Bon, maintenant que le fameux Random Access Memories de Daft Punk est officiellement dans les bacs, voici l’essentiel de l’entretien qui a servi à la rédaction de l’article que le Voir publiait jeudi dernier. Bonne lecture!

Première question pour briser la glace : comment vous sentez-vous à quelques jours du dévoilement de ce nouvel album? Nerveux? Confiants? Un peu des deux?

Thomas Bangalter :  Nous sommes heureux. On y a travaillé longtemps. Notre dernier album est sorti il y a huit ans. Ensuite, on a commencé ce disque sans vraiment savoir où on allait. C’était plus des expérimentations musicales. On n’avait pas vraiment d’objectif d’album à la base. Ça a commencé en 2008. On a arrêté un petit peu à l’époque de la musique pour Tron. Ensuite, on a repris le travail. Alors, voilà. Ça a été un très long chemin. On est heureux d’être arrivé au bout de l’aventure musicale en studio. On est satisfait de la musique. On est excité et intrigué. Il y a une certaine excitation par rapport à l’idée de finalement présenter cette musique au public, mais nous ne sommes pas nerveux par rapport à la musique elle-même. 
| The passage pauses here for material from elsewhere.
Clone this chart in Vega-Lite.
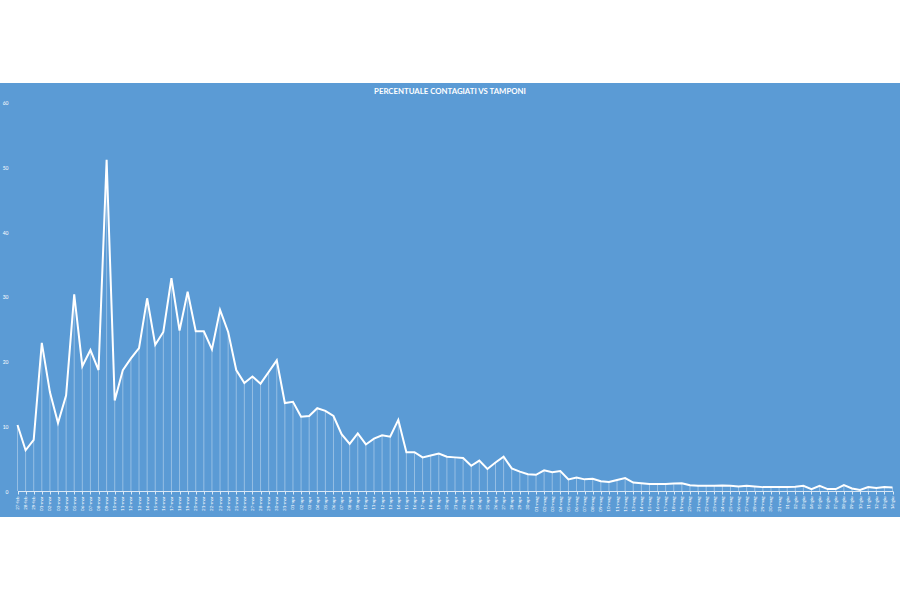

À une époque où de plus en plus d’artistes abreuvent les Instagram, Vine, Facebook et Twitter en contenu, ce nouvel album – réalisé par les fameux robots de Daft Punk – s’est crée dans le plus grand secret jusqu’aux derniers jours où on a eu droit à des bandes-annonces à Coachella, Saturday Night Live ainsi qu’une série web abordant vos collaborateurs…

Sans aller jusqu’à révéler les visages derrière les masques, pourquoi tant de secrets à une époque où l’intimité est un concept de plus en plus élastique?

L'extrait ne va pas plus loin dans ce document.